Problem statement: Can you output the material exactly as written, minus any pictures it holds?

─── Material

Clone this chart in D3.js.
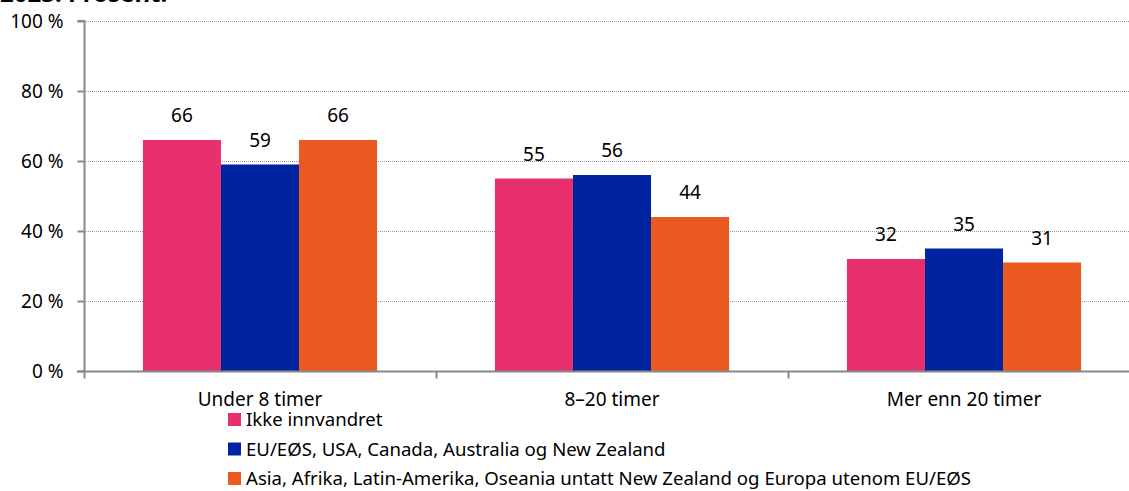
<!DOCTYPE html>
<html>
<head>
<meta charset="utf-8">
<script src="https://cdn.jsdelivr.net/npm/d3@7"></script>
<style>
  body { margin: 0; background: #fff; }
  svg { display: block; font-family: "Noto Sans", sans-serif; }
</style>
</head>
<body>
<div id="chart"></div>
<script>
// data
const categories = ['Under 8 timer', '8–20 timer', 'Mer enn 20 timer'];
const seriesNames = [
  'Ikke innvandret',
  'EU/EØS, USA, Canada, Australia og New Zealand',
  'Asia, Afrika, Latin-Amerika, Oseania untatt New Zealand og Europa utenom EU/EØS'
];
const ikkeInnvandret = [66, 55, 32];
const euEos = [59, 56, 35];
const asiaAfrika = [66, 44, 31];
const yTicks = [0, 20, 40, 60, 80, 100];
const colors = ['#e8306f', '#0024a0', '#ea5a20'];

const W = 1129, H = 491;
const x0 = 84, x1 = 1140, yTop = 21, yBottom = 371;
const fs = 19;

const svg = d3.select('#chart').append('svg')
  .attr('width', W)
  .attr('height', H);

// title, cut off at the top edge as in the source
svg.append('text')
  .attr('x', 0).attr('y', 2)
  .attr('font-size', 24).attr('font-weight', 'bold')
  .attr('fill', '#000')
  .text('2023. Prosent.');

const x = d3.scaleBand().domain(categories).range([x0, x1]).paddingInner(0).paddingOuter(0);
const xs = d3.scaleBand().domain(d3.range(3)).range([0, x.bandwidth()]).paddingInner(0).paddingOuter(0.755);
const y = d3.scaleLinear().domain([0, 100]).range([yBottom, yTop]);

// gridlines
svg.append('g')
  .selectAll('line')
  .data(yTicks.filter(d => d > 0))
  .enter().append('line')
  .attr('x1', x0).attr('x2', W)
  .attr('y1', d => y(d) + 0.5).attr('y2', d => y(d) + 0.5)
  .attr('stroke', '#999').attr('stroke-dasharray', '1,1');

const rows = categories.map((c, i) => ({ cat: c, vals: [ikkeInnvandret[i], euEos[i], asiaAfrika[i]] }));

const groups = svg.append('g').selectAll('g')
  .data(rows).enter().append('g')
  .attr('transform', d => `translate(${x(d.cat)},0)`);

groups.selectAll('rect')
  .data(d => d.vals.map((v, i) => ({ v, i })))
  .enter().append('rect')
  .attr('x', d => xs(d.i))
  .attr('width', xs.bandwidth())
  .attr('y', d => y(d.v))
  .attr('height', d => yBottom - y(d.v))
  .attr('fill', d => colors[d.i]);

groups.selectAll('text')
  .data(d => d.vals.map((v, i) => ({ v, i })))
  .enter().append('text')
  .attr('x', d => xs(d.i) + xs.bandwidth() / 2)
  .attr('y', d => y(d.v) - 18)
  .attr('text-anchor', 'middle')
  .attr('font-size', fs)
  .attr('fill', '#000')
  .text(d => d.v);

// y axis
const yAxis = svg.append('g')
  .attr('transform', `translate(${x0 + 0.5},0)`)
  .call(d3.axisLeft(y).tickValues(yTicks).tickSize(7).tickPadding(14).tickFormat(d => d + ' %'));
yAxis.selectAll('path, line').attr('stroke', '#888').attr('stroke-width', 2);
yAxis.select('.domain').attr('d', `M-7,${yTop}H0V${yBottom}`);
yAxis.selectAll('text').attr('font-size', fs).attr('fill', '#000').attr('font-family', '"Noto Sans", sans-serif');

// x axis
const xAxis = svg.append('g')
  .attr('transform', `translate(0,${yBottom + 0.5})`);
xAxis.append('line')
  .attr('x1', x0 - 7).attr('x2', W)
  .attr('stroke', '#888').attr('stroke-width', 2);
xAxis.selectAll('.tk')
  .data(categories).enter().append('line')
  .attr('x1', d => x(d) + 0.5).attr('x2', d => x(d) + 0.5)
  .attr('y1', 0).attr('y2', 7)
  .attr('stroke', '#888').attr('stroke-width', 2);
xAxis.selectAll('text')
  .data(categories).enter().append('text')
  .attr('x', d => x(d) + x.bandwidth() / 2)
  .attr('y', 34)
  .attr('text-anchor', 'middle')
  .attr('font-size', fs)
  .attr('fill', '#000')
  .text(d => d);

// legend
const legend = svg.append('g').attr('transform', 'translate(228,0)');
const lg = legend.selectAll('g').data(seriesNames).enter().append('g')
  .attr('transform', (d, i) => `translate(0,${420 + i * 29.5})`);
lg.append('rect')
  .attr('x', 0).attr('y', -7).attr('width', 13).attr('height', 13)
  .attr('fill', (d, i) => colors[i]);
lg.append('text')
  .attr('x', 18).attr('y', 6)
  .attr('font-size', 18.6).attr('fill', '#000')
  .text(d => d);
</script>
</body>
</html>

──────

Exercise solution:
Clone this chart in D3.js.
<!DOCTYPE html>
<html>
<head>
<meta charset="utf-8">
<script src="https://cdn.jsdelivr.net/npm/d3@7"></script>
<style>
  body { margin: 0; background: #fff; }
  svg { display: block; font-family: "Noto Sans", sans-serif; }
</style>
</head>
<body>
<div id="chart"></div>
<script>
// data
const categories = ['Under 8 timer', '8–20 timer', 'Mer enn 20 timer'];
const seriesNames = [
  'Ikke innvandret',
  'EU/EØS, USA, Canada, Australia og New Zealand',
  'Asia, Afrika, Latin-Amerika, Oseania untatt New Zealand og Europa utenom EU/EØS'
];
const ikkeInnvandret = [66, 55, 32];
const euEos = [59, 56, 35];
const asiaAfrika = [66, 44, 31];
const yTicks = [0, 20, 40, 60, 80, 100];
const colors = ['#e8306f', '#0024a0', '#ea5a20'];

const W = 1129, H = 491;
const x0 = 84, x1 = 1140, yTop = 21, yBottom = 371;
const fs = 19;

const svg = d3.select('#chart').append('svg')
  .attr('width', W)
  .attr('height', H);

// title, cut off at the top edge as in the source
svg.append('text')
  .attr('x', 0).attr('y', 2)
  .attr('font-size', 24).attr('font-weight', 'bold')
  .attr('fill', '#000')
  .text('2023. Prosent.');

const x = d3.scaleBand().domain(categories).range([x0, x1]).paddingInner(0).paddingOuter(0);
const xs = d3.scaleBand().domain(d3.range(3)).range([0, x.bandwidth()]).paddingInner(0).paddingOuter(0.755);
const y = d3.scaleLinear().domain([0, 100]).range([yBottom, yTop]);

// gridlines
svg.append('g')
  .selectAll('line')
  .data(yTicks.filter(d => d > 0))
  .enter().append('line')
  .attr('x1', x0).attr('x2', W)
  .attr('y1', d => y(d) + 0.5).attr('y2', d => y(d) + 0.5)
  .attr('stroke', '#999').attr('stroke-dasharray', '1,1');

const rows = categories.map((c, i) => ({ cat: c, vals: [ikkeInnvandret[i], euEos[i], asiaAfrika[i]] }));

const groups = svg.append('g').selectAll('g')
  .data(rows).enter().append('g')
  .attr('transform', d => `translate(${x(d.cat)},0)`);

groups.selectAll('rect')
  .data(d => d.vals.map((v, i) => ({ v, i })))
  .enter().append('rect')
  .attr('x', d => xs(d.i))
  .attr('width', xs.bandwidth())
  .attr('y', d => y(d.v))
  .attr('height', d => yBottom - y(d.v))
  .attr('fill', d => colors[d.i]);

groups.selectAll('text')
  .data(d => d.vals.map((v, i) => ({ v, i })))
  .enter().append('text')
  .attr('x', d => xs(d.i) + xs.bandwidth() / 2)
  .attr('y', d => y(d.v) - 18)
  .attr('text-anchor', 'middle')
  .attr('font-size', fs)
  .attr('fill', '#000')
  .text(d => d.v);

// y axis
const yAxis = svg.append('g')
  .attr('transform', `translate(${x0 + 0.5},0)`)
  .call(d3.axisLeft(y).tickValues(yTicks).tickSize(7).tickPadding(14).tickFormat(d => d + ' %'));
yAxis.selectAll('path, line').attr('stroke', '#888').attr('stroke-width', 2);
yAxis.select('.domain').attr('d', `M-7,${yTop}H0V${yBottom}`);
yAxis.selectAll('text').attr('font-size', fs).attr('fill', '#000').attr('font-family', '"Noto Sans", sans-serif');

// x axis
const xAxis = svg.append('g')
  .attr('transform', `translate(0,${yBottom + 0.5})`);
xAxis.append('line')
  .attr('x1', x0 - 7).attr('x2', W)
  .attr('stroke', '#888').attr('stroke-width', 2);
xAxis.selectAll('.tk')
  .data(categories).enter().append('line')
  .attr('x1', d => x(d) + 0.5).attr('x2', d => x(d) + 0.5)
  .attr('y1', 0).attr('y2', 7)
  .attr('stroke', '#888').attr('stroke-width', 2);
xAxis.selectAll('text')
  .data(categories).enter().append('text')
  .attr('x', d => x(d) + x.bandwidth() / 2)
  .attr('y', 34)
  .attr('text-anchor', 'middle')
  .attr('font-size', fs)
  .attr('fill', '#000')
  .text(d => d);

// legend
const legend = svg.append('g').attr('transform', 'translate(228,0)');
const lg = legend.selectAll('g').data(seriesNames).enter().append('g')
  .attr('transform', (d, i) => `translate(0,${420 + i * 29.5})`);
lg.append('rect')
  .attr('x', 0).attr('y', -7).attr('width', 13).attr('height', 13)
  .attr('fill', (d, i) => colors[i]);
lg.append('text')
  .attr('x', 18).attr('y', 6)
  .attr('font-size', 18.6).attr('fill', '#000')
  .text(d => d);
</script>
</body>
</html>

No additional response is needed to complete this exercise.